En un documento publicado por Juan Pablo II llamado Familiaris Consortio, la Iglesia precisa la atención que hay que dar a los homosexuales, acogiéndolos dentro de la Iglesia y aceptándolos en las familias, haciendo una clara distinción entre la aceptación que debemos a las personas y la reprobación de determinados actos considerados en la Sagrada Escritura como depravaciones graves.

El Catecismo de la Iglesia Católica aborda directamente el tema en el número 2357, en donde señala, de acuerdo con la Sagrada Escritura y la Tradición de la Iglesia, "que los actos homosexuales son intrínsecamente desordenados. Son contrarios a la Ley Natural, cierran el acto sexual al don de la vida. No proceden de una verdadera complementariedad afectiva y sexual. No pueden recibir aprobación en ningún caso".

Y continúa el Catecismo en su número 2358 haciendo referencia a los católicos que se encuentren en esta situación que: esta inclinación objetivamente desordenada constituye para la mayoría de ellos una auténtica prueba. Deben ser acogidos con respeto, compasión y delicadeza. Se evitará, respecto a ellos, todo signo de discriminación injusta. Estas personas están llamadas a realizar la voluntad de Dios en su vida, y si son cristianas, a unir al sacrificio de la cruz del Señor, las dificultades que puedan encontrar a causa de su condición.

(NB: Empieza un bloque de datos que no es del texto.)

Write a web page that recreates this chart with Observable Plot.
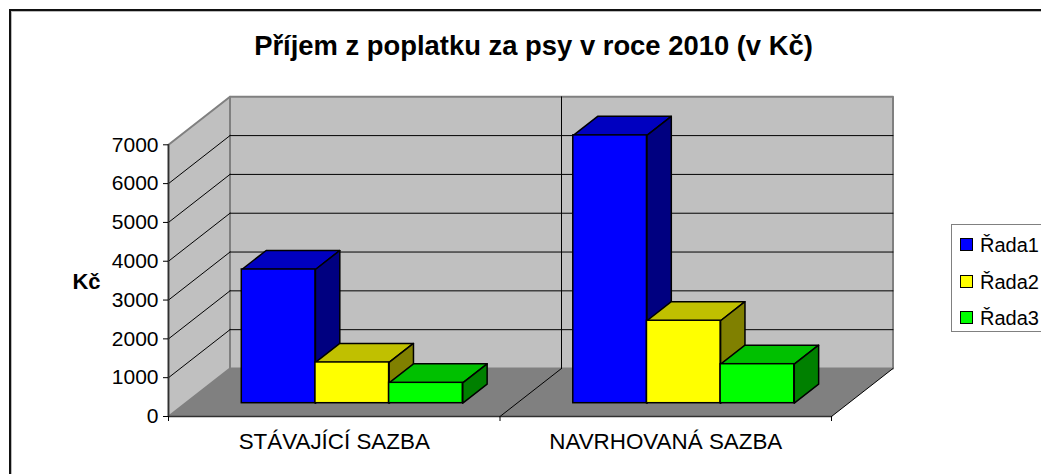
<!DOCTYPE html>
<html lang="cs">
<head>
<meta charset="utf-8">
<script src="https://cdn.jsdelivr.net/npm/d3@7"></script>
<script src="https://cdn.jsdelivr.net/npm/@observablehq/plot@0.6"></script>
<style>
  html, body { margin: 0; padding: 0; background: #fff; overflow: hidden; width: 1041px; height: 474px; }
  body { position: relative; font-family: "Liberation Sans", Arial, sans-serif; color: #000; }
  #frame { position: absolute; left: 9px; top: 9px; width: 1100px; height: 600px; border: 2px solid #111; box-sizing: border-box; box-shadow: inset 1px 1px 0 #bbb; }
  #chart { position: absolute; left: 0; top: 0; }
  #title { position: absolute; left: 0; width: 1067px; top: 31px; text-align: center; font-weight: bold; font-size: 27.4px; line-height: 30px; margin: 0; white-space: nowrap; }
  #legend { position: absolute; left: 951px; top: 224px; width: 120px; height: 108px; border: 1px solid #808080; box-sizing: border-box; background: #fff; }
  #legend div { position: absolute; left: 28px; font-size: 20px; line-height: 24px; white-space: nowrap; }
  #legend i { position: absolute; left: -20px; top: 5px; width: 13px; height: 13px; border: 1.5px solid #000; box-sizing: border-box; }
</style>
</head>
<body>
<div id="frame"></div>
<div id="chart"></div>
<h1 id="title"></h1>
<div id="legend"></div>
<script>
const titleText = "Příjem z poplatku za psy v roce 2010 (v Kč)";
const yLabel = "Kč";
const categories = ["STÁVAJÍCÍ SAZBA", "NAVRHOVANÁ SAZBA"];
const seriesNames = ["Řada1", "Řada2", "Řada3"];
const rada1 = [3445, 6900];
const rada2 = [1050, 2125];
const rada3 = [525, 1005];
const seriesValues = [rada1, rada2, rada3];
const yTicks = [0, 1000, 2000, 3000, 4000, 5000, 6000, 7000];
const frontColors = ["#0000ff", "#ffff00", "#00ff00"];
const topColors = ["#0000c0", "#c0c000", "#00c000"];
const sideColors = ["#000080", "#808000", "#008000"];

// Pseudo-3D: depth (0 = front plane, 1 = back wall) shifts a point in data units.
const depthX = 61.5 / 331.5;
const depthY = 1237;
const P = (x, y, d = 0) => ({x: x + d * depthX, y: y + d * depthY});
const yMax = 7000;
const xMax = categories.length;
const poly = (pts, fill, stroke, strokeWidth = 1) =>
  Plot.line(pts, {x: "x", y: "y", fill, stroke, strokeWidth, curve: "linear-closed"});
const seg = (a, b, stroke, strokeWidth = 1) =>
  Plot.line([a, b], {x: "x", y: "y", stroke, strokeWidth});

const barW = 1 / 4.5, gap = 0.75 / 4.5 + 0.003, d0 = 0.277, d1 = 0.673;
const walls = [
  poly([P(0,0,0), P(0,yMax,0), P(0,yMax,1), P(0,0,1)], "#c0c0c0", "#808080", 2),
  poly([P(0,0,1), P(0,yMax,1), P(xMax,yMax,1), P(xMax,0,1)], "#c0c0c0", "#808080", 2),
  poly([P(0,0,0), P(0,0,1), P(xMax,0,1), P(xMax,0,0)], "#808080", "none")
];
const grid = yTicks.slice(1, -1).flatMap(v => [
  seg(P(0,v,0), P(0,v,1), "#000"),
  seg(P(0,v,1), P(xMax,v,1), "#000")
]);
const barMarks = [];
categories.forEach((c, ci) => {
  seriesValues.forEach((vals, si) => {
    const v = vals[ci];
    const xa = ci + gap + si * barW, xb = xa + barW;
    barMarks.push(
      poly([P(xa,v,d0), P(xa,v,d1), P(xb,v,d1), P(xb,v,d0)], topColors[si], "#000", 1.5),
      poly([P(xb,0,d0), P(xb,v,d0), P(xb,v,d1), P(xb,0,d1)], sideColors[si], "#000", 1.5),
      Plot.rect([{a: P(xa,0,d0), b: P(xb,v,d0)}], {
        x1: r => r.a.x, x2: r => r.b.x, y1: r => r.a.y, y2: r => r.b.y,
        fill: frontColors[si], stroke: "#000", strokeWidth: 1.5
      })
    );
  });
});

const plot = Plot.plot({
  width: 1041, height: 474,
  marginLeft: 168, marginRight: 210, marginTop: 144.3, marginBottom: 58,
  style: {background: "transparent", fontFamily: "Liberation Sans, Arial, sans-serif", color: "#000", overflow: "visible"},
  x: {domain: [0, xMax], axis: null},
  y: {domain: [0, yMax], axis: null},
  marks: [
    ...walls,
    ...grid,
    seg(P(1,0,1), P(1,yMax,1), "#000"),
    seg(P(1,0,0), P(1,0,1), "#000"),
    seg(P(xMax,0,0), P(xMax,0,1), "#000"),
    seg(P(0,0,0), P(xMax,0,0), "#303030", 1.5),
    seg(P(0,0,0), P(0,yMax,0), "#303030", 1.5),
    Plot.axisY({anchor: "left", ticks: yTicks, tickSize: 5, tickPadding: 5, fontSize: 21, tickFormat: d => String(d), label: null}),
    Plot.axisX({anchor: "bottom", ticks: [0, 1, 2], tickSize: 5, tickFormat: () => "", label: null}),
    Plot.text(categories, {x: (d, i) => i + 0.5, y: 0, text: d => d, dy: 25, fontSize: 22.4, fill: "#000"}),
    Plot.text([yLabel], {x: 0, y: 3500, text: d => d, dx: -82, dy: 1, fontSize: 22, fontWeight: "bold", fill: "#000"}),
    ...barMarks
  ]
});
document.getElementById("chart").appendChild(plot);
document.getElementById("title").textContent = titleText;
const legend = document.getElementById("legend");
seriesNames.forEach((name, i) => {
  const row = document.createElement("div");
  row.style.top = (8 + i * 36.5) + "px";
  row.textContent = name;
  const sw = document.createElement("i");
  sw.style.background = frontColors[i];
  row.appendChild(sw);
  legend.appendChild(row);
});
</script>
</body>
</html>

El número 2359 continúa diciendo que las personas homosexuales, dentro de la Iglesia Católica, están llamadas a la castidad. Mediante virtudes de dominio de sí mismos que eduquen la libertad interior, y a veces mediante el apoyo de una amistad desinteresada, de la oración y la gracia sacramental, pueden y deben acercarse gradual y resueltamente a la perfección cristiana.

Estas palabras, sin duda para escandalizar a cualquiera, reflejan las enseñanzas de Cristo, piedra de escándalo en su época y en esta que nos ha tocado vivir.